In 2011, Spencer and a group of former staffers established the WGPR-TV Historical Society to preserve the legacy of Dr. Banks and the trailblazers who built the station. Their efforts culminated in the opening of the William V. Banks Broadcast Museum and Media Center in 2017, located in WGPR’s original Jefferson Avenue studio. The museum, which operates entirely through volunteers, chronicles the rise of Black media in Detroit and celebrates the individuals who helped shape it. In 2021, it earned designation as a National Historic Site — formal recognition of its role in reshaping American broadcasting.

At a time when many cultural institutions struggle to keep their doors open, the museum remains a labor of love. “We don’t have a large endowment or paid staff,” Spencer said. “We have passion.
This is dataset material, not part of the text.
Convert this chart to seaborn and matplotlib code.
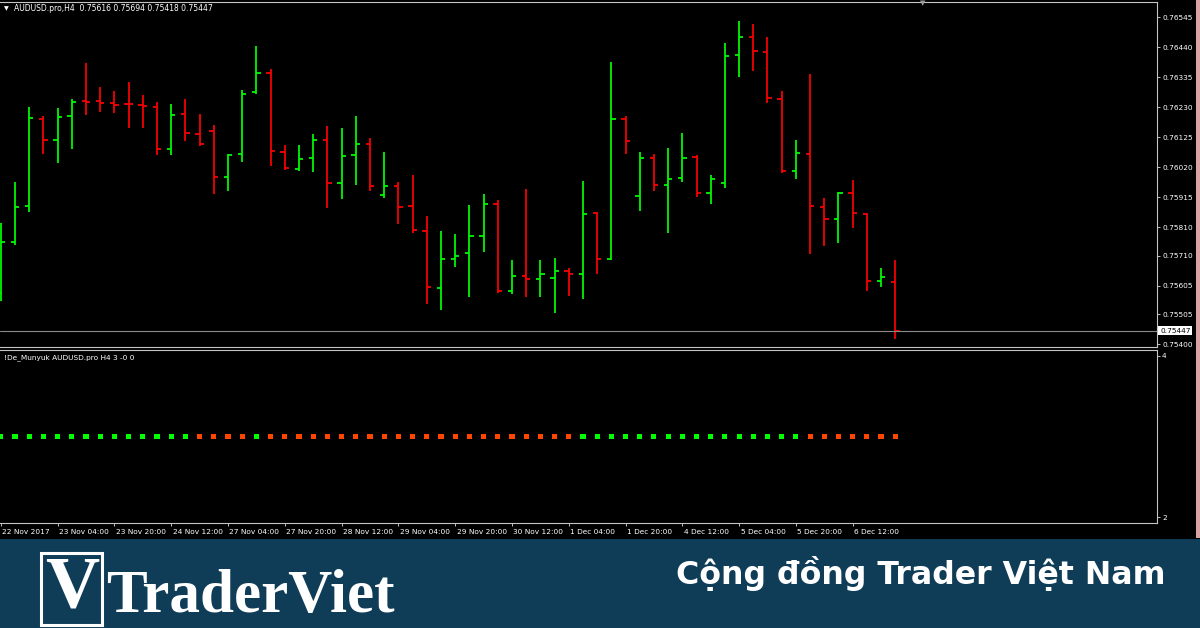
import numpy as np
import pandas as pd
import matplotlib
matplotlib.use("Agg")
import matplotlib.pyplot as plt
import matplotlib.transforms as mtransforms
from matplotlib.patches import Rectangle
import seaborn as sns

# ---------------- data ----------------
symbol_title = "AUDUSD.pro,H4"
title_values = ["0.75616", "0.75694", "0.75418", "0.75447"]
indicator_title = "!De_Munyuk AUDUSD.pro H4 3 -0 0"

opens = [0.75580, 0.75759, 0.75885, 0.76188, 0.76116, 0.76200, 0.76253, 0.76250,
         0.76246, 0.76242, 0.76237, 0.76231, 0.76084, 0.76205, 0.76137, 0.76148,
         0.75986, 0.76067, 0.76284, 0.76349, 0.76074, 0.76012, 0.76053, 0.76116,
         0.75963, 0.76063, 0.76102, 0.75923, 0.75955, 0.75883, 0.75796, 0.75598,
         0.75699, 0.75718, 0.75780, 0.75892, 0.75587, 0.75639, 0.75629, 0.75632,
         0.75657, 0.75646, 0.75858, 0.75699, 0.76188, 0.75920, 0.76051, 0.75958,
         0.75982, 0.76055, 0.75930, 0.75965, 0.76414, 0.76477, 0.76424, 0.76260,
         0.76007, 0.76067, 0.75881, 0.75839, 0.75930, 0.75856, 0.75622, 0.75616]
highs = [0.75823, 0.75967, 0.76232, 0.76200, 0.76226, 0.76258, 0.76384, 0.76300,
         0.76288, 0.76319, 0.76272, 0.76247, 0.76241, 0.76260, 0.76205, 0.76167,
         0.76065, 0.76291, 0.76444, 0.76363, 0.76098, 0.76098, 0.76135, 0.76163,
         0.76157, 0.76198, 0.76121, 0.76074, 0.75967, 0.75992, 0.75848, 0.75795,
         0.75784, 0.75887, 0.75926, 0.75904, 0.75695, 0.75943, 0.75695, 0.75701,
         0.75667, 0.75971, 0.75863, 0.76388, 0.76199, 0.76072, 0.76067, 0.76087,
         0.76138, 0.76061, 0.75992, 0.76454, 0.76533, 0.76522, 0.76475, 0.76286,
         0.76115, 0.76345, 0.75912, 0.75934, 0.75975, 0.75860, 0.75667, 0.75694]
lows = [0.75551, 0.75746, 0.75862, 0.76067, 0.76035, 0.76084, 0.76203, 0.76214,
        0.76210, 0.76156, 0.76156, 0.76063, 0.76063, 0.76110, 0.76095, 0.75927,
        0.75936, 0.76039, 0.76277, 0.76025, 0.76011, 0.76007, 0.76004, 0.75878,
        0.75908, 0.75958, 0.75936, 0.75913, 0.75822, 0.75788, 0.75541, 0.75520,
        0.75671, 0.75564, 0.75721, 0.75580, 0.75576, 0.75566, 0.75566, 0.75510,
        0.75569, 0.75557, 0.75646, 0.75695, 0.76067, 0.75867, 0.75936, 0.75790,
        0.75969, 0.75916, 0.75892, 0.75948, 0.76337, 0.76358, 0.76244, 0.75998,
        0.75979, 0.75716, 0.75742, 0.75753, 0.75808, 0.75585, 0.75601, 0.75418]
closes = [0.75756, 0.75881, 0.76193, 0.76116, 0.76197, 0.76249, 0.76249, 0.76246,
          0.76237, 0.76240, 0.76233, 0.76084, 0.76203, 0.76141, 0.76102, 0.75986,
          0.76063, 0.76277, 0.76349, 0.76077, 0.76018, 0.76049, 0.76116, 0.75963,
          0.76060, 0.76102, 0.75955, 0.75955, 0.75881, 0.75798, 0.75601, 0.75697,
          0.75709, 0.75780, 0.75892, 0.75587, 0.75639, 0.75629, 0.75646, 0.75657,
          0.75646, 0.75856, 0.75699, 0.76188, 0.76112, 0.76051, 0.75958, 0.75979,
          0.76053, 0.75930, 0.75979, 0.76410, 0.76477, 0.76428, 0.76262, 0.76007,
          0.76070, 0.75883, 0.75839, 0.75930, 0.75858, 0.75622, 0.75636, 0.75447]

indicator_signal = ["up", "up", "up", "up", "up", "up", "up", "up",
                    "up", "up", "up", "up", "up", "up", "down", "down",
                    "down", "down", "up", "down", "down", "down", "down", "down",
                    "down", "down", "down", "down", "down", "down", "down", "down",
                    "down", "down", "down", "down", "down", "down", "down", "down",
                    "down", "up", "up", "up", "up", "up", "up", "up",
                    "up", "up", "up", "up", "up", "up", "up", "up",
                    "up", "down", "down", "down", "down", "down", "down", "down"]
indicator_values = [3, 3, 3, 3, 3, 3, 3, 3, 3, 3, 3, 3, 3, 3, 3, 3,
                    3, 3, 3, 3, 3, 3, 3, 3, 3, 3, 3, 3, 3, 3, 3, 3,
                    3, 3, 3, 3, 3, 3, 3, 3, 3, 3, 3, 3, 3, 3, 3, 3,
                    3, 3, 3, 3, 3, 3, 3, 3, 3, 3, 3, 3, 3, 3, 3, 3]

date_labels = ["22 Nov 2017", "23 Nov 04:00", "23 Nov 20:00", "24 Nov 12:00",
               "27 Nov 04:00", "27 Nov 20:00", "28 Nov 12:00", "29 Nov 04:00",
               "29 Nov 20:00", "30 Nov 12:00", "1 Dec 04:00", "1 Dec 20:00",
               "4 Dec 12:00", "5 Dec 04:00", "5 Dec 20:00", "6 Dec 12:00"]
date_label_bars = [0, 4, 8, 12, 16, 20, 24, 28, 32, 36, 40, 44, 48, 52, 56, 60]

price_ticks = [0.76545, 0.76440, 0.76335, 0.76230, 0.76125, 0.76020,
               0.75915, 0.75810, 0.75710, 0.75605, 0.75505, 0.75400]
price_tick_labels = ["0.76545", "0.76440", "0.76335", "0.76230", "0.76125", "0.76020",
                     "0.75915", "0.75810", "0.75710", "0.75605", "0.75505", "0.75400"]
indicator_ticks = [2, 4]
indicator_tick_labels = ["2", "4"]
current_price = 0.75447
current_price_label = "0.75447"

banner_brand = "TraderViet"
banner_slogan = "Cộng đồng Trader Việt Nam"

# ---------------- style ----------------
UP = "#00ff00"
DOWN = "#ff0000"
DOT_UP = "#00ff00"
DOT_DOWN = "#ff4500"
FRAME = "#c4c4c4"
FS = 5.3

sns.set_theme(style="dark")
plt.rcParams["font.family"] = ["DejaVu Sans"]
plt.rcParams["axes.facecolor"] = "black"
plt.rcParams["figure.facecolor"] = "black"

W, H = 1200, 628
fig = plt.figure(figsize=(12, 6.28), dpi=100, facecolor="black")


def rect(x0, y0, x1, y1):
    return [x0 / W, 1 - y1 / H, (x1 - x0) / W, (y1 - y0) / H]


def fx(x):
    return x / W


def fy(y):
    return 1 - y / H


ax = fig.add_axes(rect(0, 1.5, 1157, 347))
axi = fig.add_axes(rect(0, 349.5, 1157, 522.5))

n = len(opens)
x = np.arange(n)
df = pd.DataFrame({"bar": x, "open": opens, "high": highs, "low": lows,
                   "close": closes, "value": indicator_values,
                   "signal": indicator_signal})
colors = [UP if c >= o else DOWN for o, c in zip(df["open"], df["close"])]

# OHLC bars
LW = 1.25
ax.vlines(df["bar"], df["low"], df["high"], colors=colors, lw=LW)
ax.hlines(df["open"], df["bar"] - 0.3, df["bar"], colors=colors, lw=LW)
ax.hlines(df["close"], df["bar"], df["bar"] + 0.3, colors=colors, lw=LW)

ax.axhline(current_price, color="#8a8a8a", lw=0.8)

# indicator dots
sns.scatterplot(data=df, x="bar", y="value", hue="signal",
                palette={"up": DOT_UP, "down": DOT_DOWN}, marker="s", s=14,
                linewidth=0, legend=False, ax=axi)

xlim = (-0.05, 81.43)
for a in (ax, axi):
    a.set_facecolor("black")
    a.set_xlim(*xlim)
    a.set_xlabel("")
    a.set_ylabel("")
    a.grid(False)
    a.spines["left"].set_visible(False)
    for s in ("top", "right", "bottom"):
        a.spines[s].set_visible(True)
        a.spines[s].set_color(FRAME)
        a.spines[s].set_linewidth(0.8)
    a.yaxis.tick_right()
    a.tick_params(axis="y", which="both", right=True, left=False, length=2.2,
                  width=0.7, color=FRAME, labelcolor="white", labelsize=FS, pad=1.5)

ax.set_ylim(0.753895, 0.766004)
ax.set_yticks(price_ticks, labels=price_tick_labels)
ax.set_xticks([])

axi.set_ylim(1.934, 4.077)
axi.set_yticks(indicator_ticks, labels=indicator_tick_labels)
axi.set_xticks(date_label_bars, labels=date_labels)
axi.tick_params(axis="x", bottom=True, length=2.2, width=0.7, color=FRAME,
                labelcolor="white", labelsize=FS, pad=2.2)
offset = mtransforms.ScaledTranslation(1.5 / 100, 0, fig.dpi_scale_trans)
for lbl in axi.get_xticklabels():
    lbl.set_ha("left")
    lbl.set_transform(lbl.get_transform() + offset)

# current price box
ax.annotate(current_price_label, xy=(1.0, current_price),
            xycoords=("axes fraction", "data"), xytext=(2.2, 0),
            textcoords="offset points", ha="left", va="center",
            fontsize=FS, color="black",
            bbox=dict(boxstyle="square,pad=0.25", fc="white", ec="white", lw=0),
            annotation_clip=False)

# titles
fig.text(fx(3.5), fy(8.5), "▼", color="white", fontsize=4.5, ha="left", va="center")
fig.text(fx(14), fy(8.5), f"{symbol_title}  {' '.join(title_values)}",
         color="white", fontsize=5.5, ha="left", va="center")
fig.text(fx(4), fy(357.5), indicator_title, color="white", fontsize=FS,
         ha="left", va="center")
fig.text(fx(923), fy(3), "▼", color="#9a9a9a", fontsize=5, ha="center", va="center")

# right pink strip
fig.patches.append(Rectangle((fx(1196), fy(538)), 4 / W, 538 / H,
                             transform=fig.transFigure, fc="#d9a3a3", ec="none"))

# banner
fig.patches.append(Rectangle((0, 0), 1, (H - 539) / H, transform=fig.transFigure,
                             fc="#0f3d58", ec="none"))
fig.patches.append(Rectangle((fx(41), fy(625)), 61 / W, 72 / H,
                             transform=fig.transFigure, fill=False, ec="white", lw=2.2))
fig.text(fx(72), fy(589), "V", color="white", fontsize=54,
         family="Liberation Serif", weight="bold", ha="center", va="center")
fig.text(fx(106), fy(612), banner_brand, color="white", fontsize=44,
         family="Liberation Serif", weight="bold", ha="left", va="baseline")
fig.text(fx(1166), fy(584), banner_slogan, color="white", fontsize=22.8,
         family="DejaVu Sans", weight="bold", ha="right", va="baseline")

fig.savefig("out.png", dpi=100, facecolor="black")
We have a story worth telling, and we’re not going to let that story die.”

For the station’s alumni, the 50th anniversary was a reminder of what’s possible when ownership meets purpose. WGPR emerged in an era when Detroit was both thriving culturally and struggling economically, a city defined by innovation but still shadowed by racial barriers. To start a Black-owned television station in 1975 — to hire, train, and produce at a professional level — required vision, courage, and the belief that Detroit’s Black community could build something the industry said was impossible.

Dr. Banks had that belief. His background as an attorney and founder of the International Free and Accepted Modern Masons gave him both the resources and the resolve to bring WGPR to life. He surrounded himself with local talent — young Detroiters hungry to learn television from the ground up — and gave them space to experiment.

“Dr. Banks believed in ownership,” Spencer said. “He believed that if you don’t own the message, someone else will tell your story for you. WGPR was our chance to tell it ourselves.”

That idea still resonates, especially at a time when Black ownership in media has declined nationally. Fewer than a dozen broadcast stations in the country today are Black-owned — a stark contrast to the progress WGPR symbolized half a century ago.

The celebration was as much about the future as it was about the past. The event honored the station’s pioneers, but it also challenged the next generation of storytellers to carry the torch forward and to think about what ownership and access means in the digital era, and how Detroit can remain a leader in creating spaces where Black media thrives.

“WGPR opened the door for us,” Spencer said. “Now it’s on us to keep it open.”

For those who were there in 1975 and for those who’ve followed in their footsteps, the celebration was a homecoming and a recognition that WGPR’s story isn’t over. The call letters may have changed, but its signal still carries through every Black-owned media outlet, every newsroom committed to representation, and every young Detroiter who picks up a camera to tell their own story.